Exercise prompt
Copy out the whole listing exactly as written, leaving the pictures behind.

** START **

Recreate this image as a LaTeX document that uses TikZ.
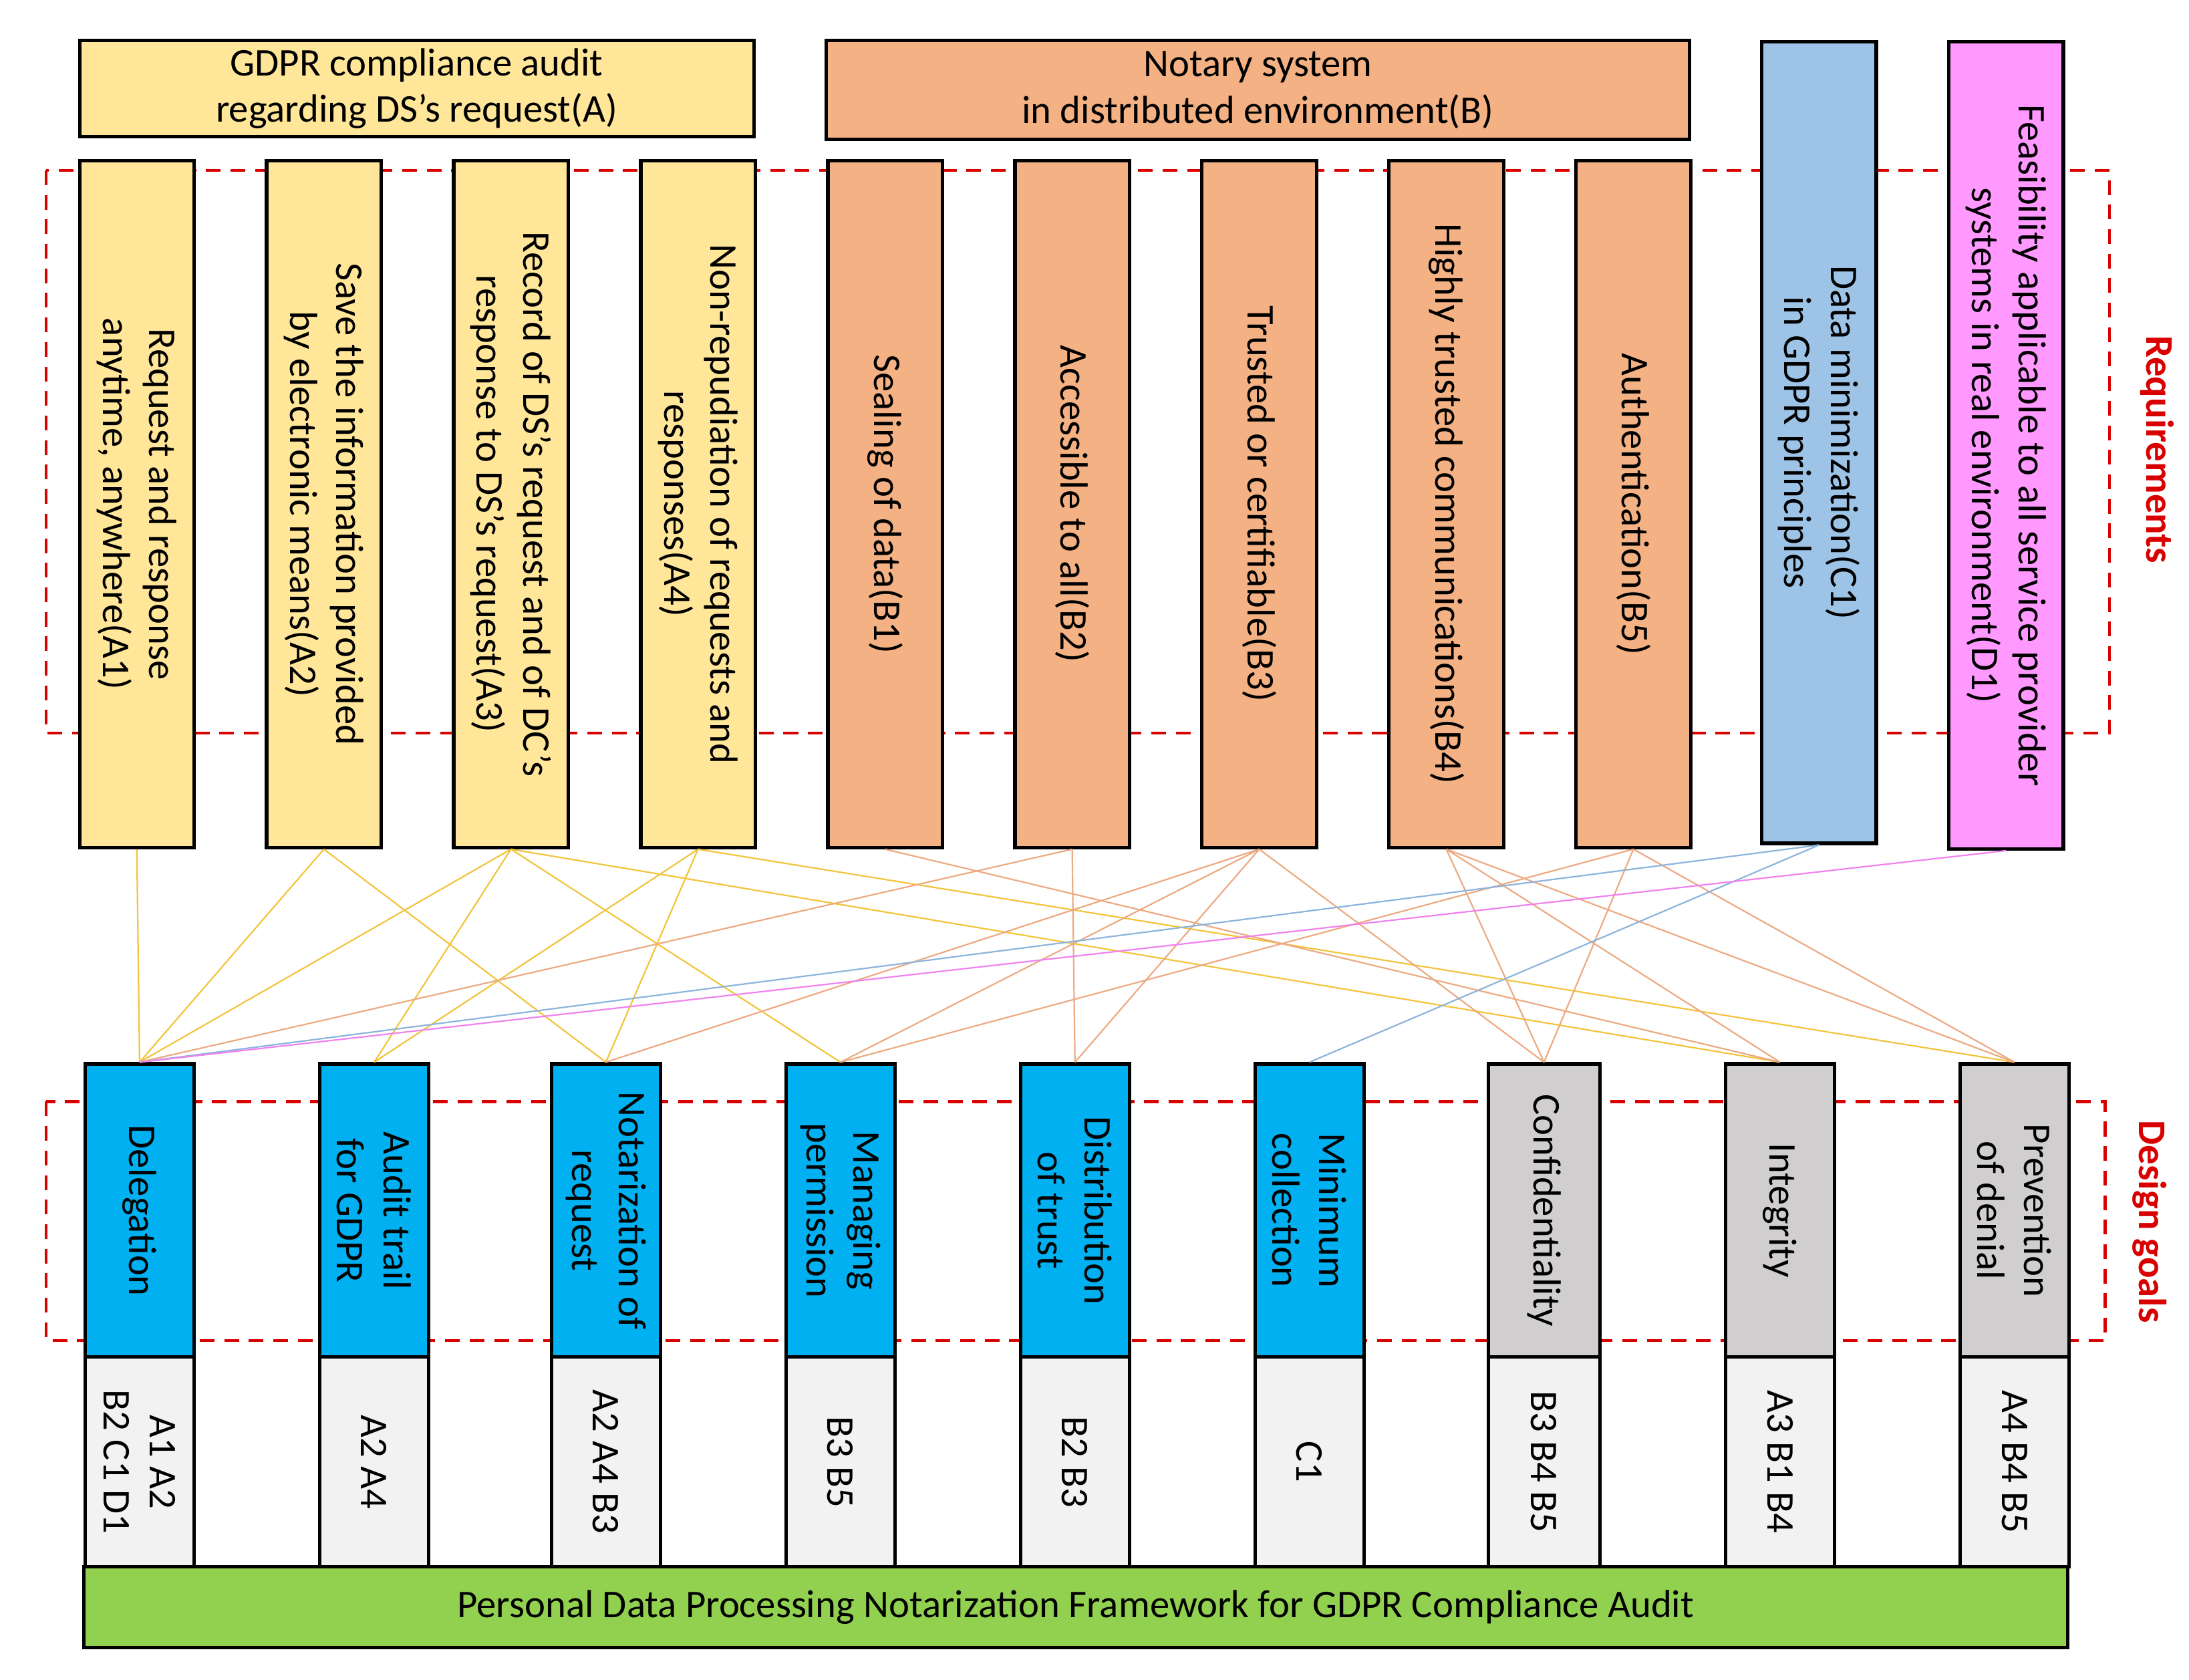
\documentclass[tikz,border=0pt]{standalone}
\usepackage{fontspec}
\setmainfont{Carlito}
\begin{document}
\begin{tikzpicture}[x=0.02cm,y=-0.02cm,
  bx/.style={draw=black,line width=1.4pt,inner sep=0pt},
  tx/.style={rotate=-90,align=center,font=\fontsize{16}{19}\selectfont},
  yl/.style={draw={rgb,255:red,242;green,196;blue,60},line width=0.6pt},
  ol/.style={draw={rgb,255:red,236;green,170;blue,130},line width=0.6pt},
  bl/.style={draw={rgb,255:red,140;green,180;blue,220},line width=0.6pt},
  pl/.style={draw={rgb,255:red,240;green,130;blue,240},line width=0.6pt},
  rd/.style={draw=red!85!black,line width=1.2pt,dash pattern=on 6pt off 4pt}]
\definecolor{cA}{RGB}{255,230,153}
\definecolor{cB}{RGB}{244,177,131}
\definecolor{cC}{RGB}{157,195,230}
\definecolor{cD}{RGB}{255,153,255}
\definecolor{cG}{RGB}{0,176,240}
\definecolor{cY}{RGB}{208,206,206}
\definecolor{cL}{RGB}{242,242,242}
\definecolor{cN}{RGB}{146,208,80}
\useasboundingbox (0,0) rectangle (1568,1203);
\newcommand\bx[7]{\node[bx,fill=#2,minimum width=#5*0.02cm,minimum height=#6*0.02cm] (#1) at (#3,#4) {}; \node[tx] at (#1) {#7};}
% dashed frames
\draw[rd] (33,122) rectangle (1511,525);
\draw[rd] (33,789) rectangle (1508,960);
\node[tx,text=red!85!black,font=\fontsize{16}{19}\selectfont\bfseries] (rq) at (1545,322) {Requirements};
\node[tx,text=red!85!black,font=\fontsize{16}{19}\selectfont\bfseries] (dg) at (1540,875) {Design goals};
% headers
\node[bx,fill=cA,minimum width=483*0.02cm,minimum height=69*0.02cm,align=center,font=\fontsize{16}{19}\selectfont] (HA) at (298.5,63.5) {GDPR compliance audit\\regarding DS's request(A)};
\node[bx,fill=cB,minimum width=618*0.02cm,minimum height=71*0.02cm,align=center,font=\fontsize{16}{19}\selectfont] (HB) at (901,64.5) {Notary system\\in distributed environment(B)};
% requirements
\bx{A1}{cA}{98}{361}{82}{492}{Request and response\\anytime, anywhere(A1)}
\bx{A2}{cA}{232}{361}{82}{492}{Save the information provided\\by electronic means(A2)}
\bx{A3}{cA}{366}{361}{82}{492}{Record of DS's request and of DC's\\response to DS's request(A3)}
\bx{A4}{cA}{500}{361}{82}{492}{Non-repudiation of requests and\\responses(A4)}
\bx{B1}{cB}{634}{361}{82}{492}{Sealing of data(B1)}
\bx{B2}{cB}{768}{361}{82}{492}{Accessible to all(B2)}
\bx{B3}{cB}{902}{361}{82}{492}{Trusted or certifiable(B3)}
\bx{B4}{cB}{1036}{361}{82}{492}{Highly trusted communications(B4)}
\bx{B5}{cB}{1170}{361}{82}{492}{Authentication(B5)}
\bx{C1}{cC}{1303}{317}{82}{574}{Data minimization(C1)\\in GDPR principles}
\bx{D1}{cD}{1437}{319}{82}{578}{Feasibility applicable to all service provider\\systems in real environment(D1)}
% goals
\bx{G1}{cG}{100}{867}{78}{210}{Delegation}
\bx{G2}{cG}{268}{867}{78}{210}{Audit trail\\for GDPR}
\bx{G3}{cG}{434}{867}{78}{210}{Notarization of\\request}
\bx{G4}{cG}{602}{867}{78}{210}{Managing\\permission}
\bx{G5}{cG}{770}{867}{78}{210}{Distribution\\of trust}
\bx{G6}{cG}{938}{867}{78}{210}{Minimum\\collection}
\bx{G7}{cY}{1106}{867}{80}{210}{Confidentiality}
\bx{G8}{cY}{1275}{867}{78}{210}{Integrity}
\bx{G9}{cY}{1443}{867}{78}{210}{Prevention\\of denial}
% codes
\bx{K1}{cL}{100}{1047}{78}{150}{A1 A2\\B2 C1 D1}
\bx{K2}{cL}{268}{1047}{78}{150}{A2 A4}
\bx{K3}{cL}{434}{1047}{78}{150}{A2 A4 B3}
\bx{K4}{cL}{602}{1047}{78}{150}{B3 B5}
\bx{K5}{cL}{770}{1047}{78}{150}{B2 B3}
\bx{K6}{cL}{938}{1047}{78}{150}{C1}
\bx{K7}{cL}{1106}{1047}{80}{150}{B3 B4 B5}
\bx{K8}{cL}{1275}{1047}{78}{150}{A3 B1 B4}
\bx{K9}{cL}{1443}{1047}{78}{150}{A4 B4 B5}
\node[bx,fill=cN,minimum width=1421*0.02cm,minimum height=58*0.02cm,font=\fontsize{16}{19}\selectfont] (F) at (770.5,1151) {Personal Data Processing Notarization Framework for GDPR Compliance Audit};
% connectors
\draw[yl] (A1.south) -- (G1.north);
\draw[yl] (A2.south) -- (G1.north);
\draw[yl] (A2.south) -- (G3.north);
\draw[yl] (A3.south) -- (G1.north);
\draw[yl] (A3.south) -- (G2.north);
\draw[yl] (A3.south) -- (G4.north);
\draw[yl] (A3.south) -- (G8.north);
\draw[yl] (A4.south) -- (G2.north);
\draw[yl] (A4.south) -- (G3.north);
\draw[yl] (A4.south) -- (G9.north);
\draw[ol] (B1.south) -- (G8.north);
\draw[ol] (B2.south) -- (G1.north);
\draw[ol] (B2.south) -- (G5.north);
\draw[ol] (B3.south) -- (G3.north);
\draw[ol] (B3.south) -- (G4.north);
\draw[ol] (B3.south) -- (G5.north);
\draw[ol] (B3.south) -- (G7.north);
\draw[ol] (B4.south) -- (G7.north);
\draw[ol] (B4.south) -- (G8.north);
\draw[ol] (B4.south) -- (G9.north);
\draw[ol] (B5.south) -- (G4.north);
\draw[ol] (B5.south) -- (G7.north);
\draw[ol] (B5.south) -- (G9.north);
\draw[bl] (C1.south) -- (G1.north);
\draw[bl] (C1.south) -- (G6.north);
\draw[pl] (D1.south) -- (G1.north);
\end{tikzpicture}
\end{document}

** END **

Finished task
Recreate this image as a LaTeX document that uses TikZ.
\documentclass[tikz,border=0pt]{standalone}
\usepackage{fontspec}
\setmainfont{Carlito}
\begin{document}
\begin{tikzpicture}[x=0.02cm,y=-0.02cm,
  bx/.style={draw=black,line width=1.4pt,inner sep=0pt},
  tx/.style={rotate=-90,align=center,font=\fontsize{16}{19}\selectfont},
  yl/.style={draw={rgb,255:red,242;green,196;blue,60},line width=0.6pt},
  ol/.style={draw={rgb,255:red,236;green,170;blue,130},line width=0.6pt},
  bl/.style={draw={rgb,255:red,140;green,180;blue,220},line width=0.6pt},
  pl/.style={draw={rgb,255:red,240;green,130;blue,240},line width=0.6pt},
  rd/.style={draw=red!85!black,line width=1.2pt,dash pattern=on 6pt off 4pt}]
\definecolor{cA}{RGB}{255,230,153}
\definecolor{cB}{RGB}{244,177,131}
\definecolor{cC}{RGB}{157,195,230}
\definecolor{cD}{RGB}{255,153,255}
\definecolor{cG}{RGB}{0,176,240}
\definecolor{cY}{RGB}{208,206,206}
\definecolor{cL}{RGB}{242,242,242}
\definecolor{cN}{RGB}{146,208,80}
\useasboundingbox (0,0) rectangle (1568,1203);
\newcommand\bx[7]{\node[bx,fill=#2,minimum width=#5*0.02cm,minimum height=#6*0.02cm] (#1) at (#3,#4) {}; \node[tx] at (#1) {#7};}
% dashed frames
\draw[rd] (33,122) rectangle (1511,525);
\draw[rd] (33,789) rectangle (1508,960);
\node[tx,text=red!85!black,font=\fontsize{16}{19}\selectfont\bfseries] (rq) at (1545,322) {Requirements};
\node[tx,text=red!85!black,font=\fontsize{16}{19}\selectfont\bfseries] (dg) at (1540,875) {Design goals};
% headers
\node[bx,fill=cA,minimum width=483*0.02cm,minimum height=69*0.02cm,align=center,font=\fontsize{16}{19}\selectfont] (HA) at (298.5,63.5) {GDPR compliance audit\\regarding DS's request(A)};
\node[bx,fill=cB,minimum width=618*0.02cm,minimum height=71*0.02cm,align=center,font=\fontsize{16}{19}\selectfont] (HB) at (901,64.5) {Notary system\\in distributed environment(B)};
% requirements
\bx{A1}{cA}{98}{361}{82}{492}{Request and response\\anytime, anywhere(A1)}
\bx{A2}{cA}{232}{361}{82}{492}{Save the information provided\\by electronic means(A2)}
\bx{A3}{cA}{366}{361}{82}{492}{Record of DS's request and of DC's\\response to DS's request(A3)}
\bx{A4}{cA}{500}{361}{82}{492}{Non-repudiation of requests and\\responses(A4)}
\bx{B1}{cB}{634}{361}{82}{492}{Sealing of data(B1)}
\bx{B2}{cB}{768}{361}{82}{492}{Accessible to all(B2)}
\bx{B3}{cB}{902}{361}{82}{492}{Trusted or certifiable(B3)}
\bx{B4}{cB}{1036}{361}{82}{492}{Highly trusted communications(B4)}
\bx{B5}{cB}{1170}{361}{82}{492}{Authentication(B5)}
\bx{C1}{cC}{1303}{317}{82}{574}{Data minimization(C1)\\in GDPR principles}
\bx{D1}{cD}{1437}{319}{82}{578}{Feasibility applicable to all service provider\\systems in real environment(D1)}
% goals
\bx{G1}{cG}{100}{867}{78}{210}{Delegation}
\bx{G2}{cG}{268}{867}{78}{210}{Audit trail\\for GDPR}
\bx{G3}{cG}{434}{867}{78}{210}{Notarization of\\request}
\bx{G4}{cG}{602}{867}{78}{210}{Managing\\permission}
\bx{G5}{cG}{770}{867}{78}{210}{Distribution\\of trust}
\bx{G6}{cG}{938}{867}{78}{210}{Minimum\\collection}
\bx{G7}{cY}{1106}{867}{80}{210}{Confidentiality}
\bx{G8}{cY}{1275}{867}{78}{210}{Integrity}
\bx{G9}{cY}{1443}{867}{78}{210}{Prevention\\of denial}
% codes
\bx{K1}{cL}{100}{1047}{78}{150}{A1 A2\\B2 C1 D1}
\bx{K2}{cL}{268}{1047}{78}{150}{A2 A4}
\bx{K3}{cL}{434}{1047}{78}{150}{A2 A4 B3}
\bx{K4}{cL}{602}{1047}{78}{150}{B3 B5}
\bx{K5}{cL}{770}{1047}{78}{150}{B2 B3}
\bx{K6}{cL}{938}{1047}{78}{150}{C1}
\bx{K7}{cL}{1106}{1047}{80}{150}{B3 B4 B5}
\bx{K8}{cL}{1275}{1047}{78}{150}{A3 B1 B4}
\bx{K9}{cL}{1443}{1047}{78}{150}{A4 B4 B5}
\node[bx,fill=cN,minimum width=1421*0.02cm,minimum height=58*0.02cm,font=\fontsize{16}{19}\selectfont] (F) at (770.5,1151) {Personal Data Processing Notarization Framework for GDPR Compliance Audit};
% connectors
\draw[yl] (A1.south) -- (G1.north);
\draw[yl] (A2.south) -- (G1.north);
\draw[yl] (A2.south) -- (G3.north);
\draw[yl] (A3.south) -- (G1.north);
\draw[yl] (A3.south) -- (G2.north);
\draw[yl] (A3.south) -- (G4.north);
\draw[yl] (A3.south) -- (G8.north);
\draw[yl] (A4.south) -- (G2.north);
\draw[yl] (A4.south) -- (G3.north);
\draw[yl] (A4.south) -- (G9.north);
\draw[ol] (B1.south) -- (G8.north);
\draw[ol] (B2.south) -- (G1.north);
\draw[ol] (B2.south) -- (G5.north);
\draw[ol] (B3.south) -- (G3.north);
\draw[ol] (B3.south) -- (G4.north);
\draw[ol] (B3.south) -- (G5.north);
\draw[ol] (B3.south) -- (G7.north);
\draw[ol] (B4.south) -- (G7.north);
\draw[ol] (B4.south) -- (G8.north);
\draw[ol] (B4.south) -- (G9.north);
\draw[ol] (B5.south) -- (G4.north);
\draw[ol] (B5.south) -- (G7.north);
\draw[ol] (B5.south) -- (G9.north);
\draw[bl] (C1.south) -- (G1.north);
\draw[bl] (C1.south) -- (G6.north);
\draw[pl] (D1.south) -- (G1.north);
\end{tikzpicture}
\end{document}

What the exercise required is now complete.